Overview
- Line number: A, E, I, L, P, U, X, Y
- Termini: Helsinki Central; Turku Harbour;
- Stations: 28

Service
- Route number: 1

History
- Opened: 1902

Technical
- Line length: 195.8 km (121.66 mi)
- Number of tracks: Quad (Helsinki–Leppävaara); Double (Leppävaara–Kirkkonummi, Kupittaa–Turku); Single (Kirkkonummi–Kupittaa);
- Track gauge: 1,524 mm (5 ft)
- Electrification: 25 kV @ 50 Hz
- Operating speed: 120 to 200 km/h (75 to 124 mph)

= Rantarata =

Railway line in Finland

Rantarata (the Coastal Railway, Swedish: Kustbanan), is a railway running between Helsinki Central Station and Turku Central Station in Finland. Its first segment, linking Turku to Karis, was commissioned in 1895, and work began the following year. The Turku–Karis track was opened for temporary traffic on 1 April 1899 and for permanent use on 1 November 1899. The second part of the Rantarata, linking Karis to Helsinki, was approved in 1897 and opened for traffic in 1902-1903.

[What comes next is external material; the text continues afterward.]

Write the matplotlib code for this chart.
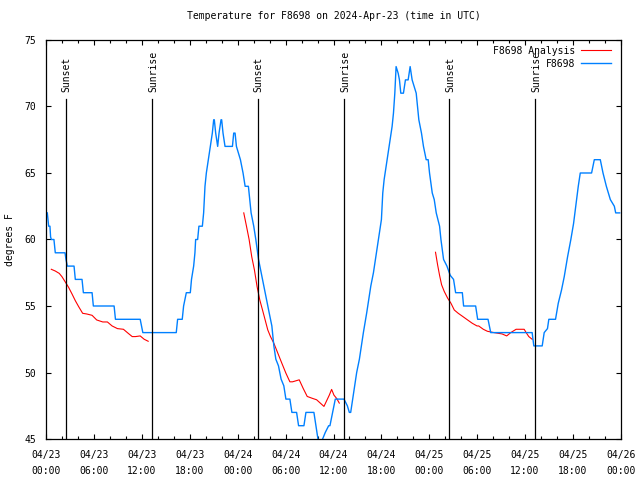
import numpy as np
import matplotlib
matplotlib.use("Agg")
import matplotlib.pyplot as plt
from matplotlib.ticker import MultipleLocator

# hours since 2024-04-23 00:00 UTC
obs_hours = [0.13, 0.3, 0.46, 0.54, 0.63, 0.96, 1.13, 2.35, 2.47, 2.64, 3.48, 3.64, 4.48, 4.65,
             5.74, 5.9, 8.5, 8.67, 11.77, 12.1, 16.29, 16.46, 17.04, 17.21, 17.55, 18.05, 18.2,
             18.47, 18.63, 18.72, 18.97, 19.13, 19.56, 19.72, 19.89, 20.06, 20.31, 20.56, 20.81,
             20.98, 21.06, 21.23, 21.48, 21.65, 21.9, 21.98, 22.15, 22.4, 23.33, 23.49, 23.66,
             23.83, 24.08, 24.33, 24.66, 24.92, 25.33, 25.5, 25.67, 26.0, 26.26, 26.6, 26.93,
             27.26, 27.6, 27.93, 28.27, 28.52, 28.77, 29.1, 29.43, 29.77, 30.03, 30.53, 30.78,
             31.37, 31.62, 32.29, 32.54, 33.54, 33.79, 34.05, 34.3, 34.63, 34.97, 35.39, 35.55,
             35.89, 36.22, 37.31, 37.73, 37.98, 38.15, 38.4, 38.65, 38.9, 39.24, 39.49, 39.74,
             40.16, 40.41, 40.67, 41.0, 41.25, 41.5, 41.75, 42.0, 42.17, 42.34, 42.59, 42.84,
             43.09, 43.34, 43.51, 43.68, 43.84, 44.1, 44.26, 44.43, 44.76, 45.01, 45.35, 45.6,
             45.85, 46.1, 46.36, 46.52, 46.69, 47.02, 47.27, 47.61, 47.86, 48.03, 48.37, 48.62,
             48.87, 49.29, 49.46, 49.79, 50.21, 50.63, 51.04, 51.3, 52.14, 52.3, 53.81, 54.06,
             55.36, 55.7, 60.89, 61.1, 62.15, 62.4, 62.81, 62.98, 63.82, 64.16, 64.57, 64.91,
             65.33, 65.74, 66.08, 66.5, 66.67, 66.92, 68.34, 68.51, 68.68, 69.43, 69.77, 70.19,
             70.69, 71.19, 71.36, 71.86]
obs_temp = [62, 61, 61, 60.2, 60, 60, 59, 59, 58.5, 58, 58, 57, 57, 56,
            56, 55, 55, 54, 54, 53, 53, 54, 54, 55, 56, 56, 57,
            58, 59, 60, 60, 61, 61, 62, 64, 65, 66, 67, 68,
            69, 69, 68, 67, 68, 69, 69, 68, 67, 67, 68, 68,
            67, 66.5, 66, 65, 64, 64, 63, 62, 61, 60, 58.5, 57.5,
            56.5, 55.5, 54.5, 53.5, 52, 51, 50.5, 49.5, 49, 48, 48, 47,
            47, 46, 46, 47, 47, 46, 45, 44, 45, 45.5, 46, 46,
            47, 48, 48, 47.5, 47, 47, 48, 49, 50, 51, 52, 53,
            54.5, 55.5, 56.5, 57.5, 58.5, 59.5, 60.5, 61.5, 63.5, 64.5, 65.5, 66.5,
            67.5, 68.5, 69.5, 71, 73, 72.5, 72, 71, 71, 72, 72, 73,
            72, 71.5, 71, 70, 69, 68, 67, 66, 66, 65, 63.5, 63,
            62, 61, 60, 58.5, 58, 57.3, 57, 56, 56, 55, 55, 54,
            54, 53, 53, 52, 52, 53, 53.3, 54, 54, 55.2, 56.2, 57.2,
            58.7, 60, 61.2, 63.2, 64, 65, 65, 65.5, 66, 66, 65, 64,
            63, 62.5, 62, 62]

# analysis curve, nan separates the three nightly runs
ana_hours = [0.63, 1.13, 1.63, 1.97, 2.39, 2.8, 3.23, 3.64, 4.06, 4.56, 5.07, 5.74, 6.32, 7.08,
             7.66, 8.25, 8.92, 9.67, 10.26, 10.77, 11.18, 11.77, 12.27, 12.77, np.nan,
             24.75, 25.09, 25.42, 25.75, 26.09, 26.42, 26.76, 27.1, 27.43, 27.76, 28.1, 28.52,
             29.02, 29.52, 30.03, 30.53, 30.86, 31.7, 32.2, 32.7, 33.38, 33.88, 34.8, 35.47,
             35.76, 36.05, 36.39, 36.72, np.nan,
             48.78, 49.04, 49.29, 49.54, 49.87, 50.29, 50.72, 51.13, 51.63, 52.22, 52.8, 53.39,
             53.98, 54.19, 54.77, 55.28, 56.11, 57.12, 57.7, 58.21, 58.88, 59.89, 60.14, 60.47,
             60.89]
ana_temp = [57.76, 57.63, 57.45, 57.2, 56.8, 56.4, 55.9, 55.4, 54.95, 54.45, 54.4, 54.3, 53.95, 53.8,
            53.8, 53.5, 53.3, 53.25, 52.95, 52.7, 52.7, 52.75, 52.5, 52.35, np.nan,
            62, 61, 60, 58.7, 57.7, 56.45, 55.45, 54.7, 53.95, 53.2, 52.7, 52.2,
            51.45, 50.7, 49.95, 49.3, 49.3, 49.45, 48.8, 48.2, 48.05, 47.95, 47.45, 48.3,
            48.73, 48.3, 48.05, 47.7, np.nan,
            59.04, 58.1, 57.3, 56.6, 56.1, 55.6, 55.2, 54.7, 54.45, 54.2, 53.95, 53.7,
            53.5, 53.5, 53.25, 53.1, 53.0, 52.9, 52.75, 53.0, 53.25, 53.25, 53.0, 52.7,
            52.5]

sun_hours = [2.48, 13.28, 26.5, 37.35, 50.52, 61.3]
sun_names = ["Sunset", "Sunrise", "Sunset", "Sunrise", "Sunset", "Sunrise"]

tick_hours = list(range(0, 73, 6))
tick_labels = ["04/23\n00:00", "04/23\n06:00", "04/23\n12:00", "04/23\n18:00",
               "04/24\n00:00", "04/24\n06:00", "04/24\n12:00", "04/24\n18:00",
               "04/25\n00:00", "04/25\n06:00", "04/25\n12:00", "04/25\n18:00",
               "04/26\n00:00"]

plt.rcParams['font.family'] = ['DejaVu Sans Mono']
plt.rcParams['font.size'] = 7

fig = plt.figure(figsize=(6.4, 4.8), dpi=100)
ax = fig.add_axes([0.0723, 0.0854, 0.8977, 0.8313])

red_line, = ax.plot(ana_hours, ana_temp, color='#ff0000', lw=0.8)
blue_line, = ax.plot(obs_hours, obs_temp, color='#0080ff', lw=1.0)

for h, name in zip(sun_hours, sun_names):
    ax.plot([h, h], [45, 70.6], color='black', lw=0.9)
    ax.text(h + 0.1, 71.1, name, rotation=90, ha='center', va='bottom')

ax.set_xlim(0, 72)
ax.set_ylim(45, 75)
ax.set_xticks(tick_hours)
ax.set_xticklabels(tick_labels, linespacing=1.7)
ax.xaxis.set_minor_locator(MultipleLocator(2))
ax.set_yticks(range(45, 76, 5))
ax.tick_params(which='both', direction='in', top=True, right=True, width=0.8)
ax.tick_params(which='major', length=3.5)
ax.tick_params(axis='x', which='major', pad=8)
ax.tick_params(axis='y', which='major', pad=7)
ax.tick_params(which='minor', length=2)
for s in ax.spines.values():
    s.set_linewidth(0.9)

ax.set_ylabel("degrees F", labelpad=7)
ax.set_title("Temperature for F8698 on 2024-Apr-23 (time in UTC)", pad=15, fontsize=7)
ax.legend([red_line, blue_line], ["F8698 Analysis", "F8698"], loc='upper right',
          bbox_to_anchor=(0.993, 1.0), frameon=False, markerfirst=False,
          handlelength=3.1, handletextpad=0.6, borderaxespad=0.2,
          labelspacing=0.3, fontsize=7)

fig.savefig("out.png", dpi=100)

The track was built to primarily serve commuter traffic and was therefore laid out with many curves and as few tunnels and expensive earthworks as possible. This resulted in a series of corrections and straightening of curves, a work which began in the 1910s and continued all the way to the 1990s.

As a part of the original plan, all of the stations along the Rantarata featured wooden station houses designed by the architect Bruno Granholm. Over the years many of these wood station building had been dismantled to make way for newer structures, such as Leppävaara railway station in 1999. Some of the old buildings still remain, Kauniainen railway station being the most significant example.

The track between Helsinki and Kirkkonummi was upgraded with 25 kV AC railway electrification during the 1960s, and was the first government-owned electrified railway line in Finland. Together with other improvements and maintenance, the Kirkkonummi–Karis track received its overhead lines in 1994. Coinciding with the purchase of VR Group's first VR Class Sm3 "Pendolino" high-speed trains, the remaining track between Karis and Turku Harbour was electrified in 1995, completing the route.

The passenger service to Uusikaupunki was abolished in the early 1990s, while freight traffic continues through the Port of Uusikaupunki. Work to electrify the line to Uusikaupunki was scheduled to begin in 2019, leading to the possibility of passenger service being reinstated.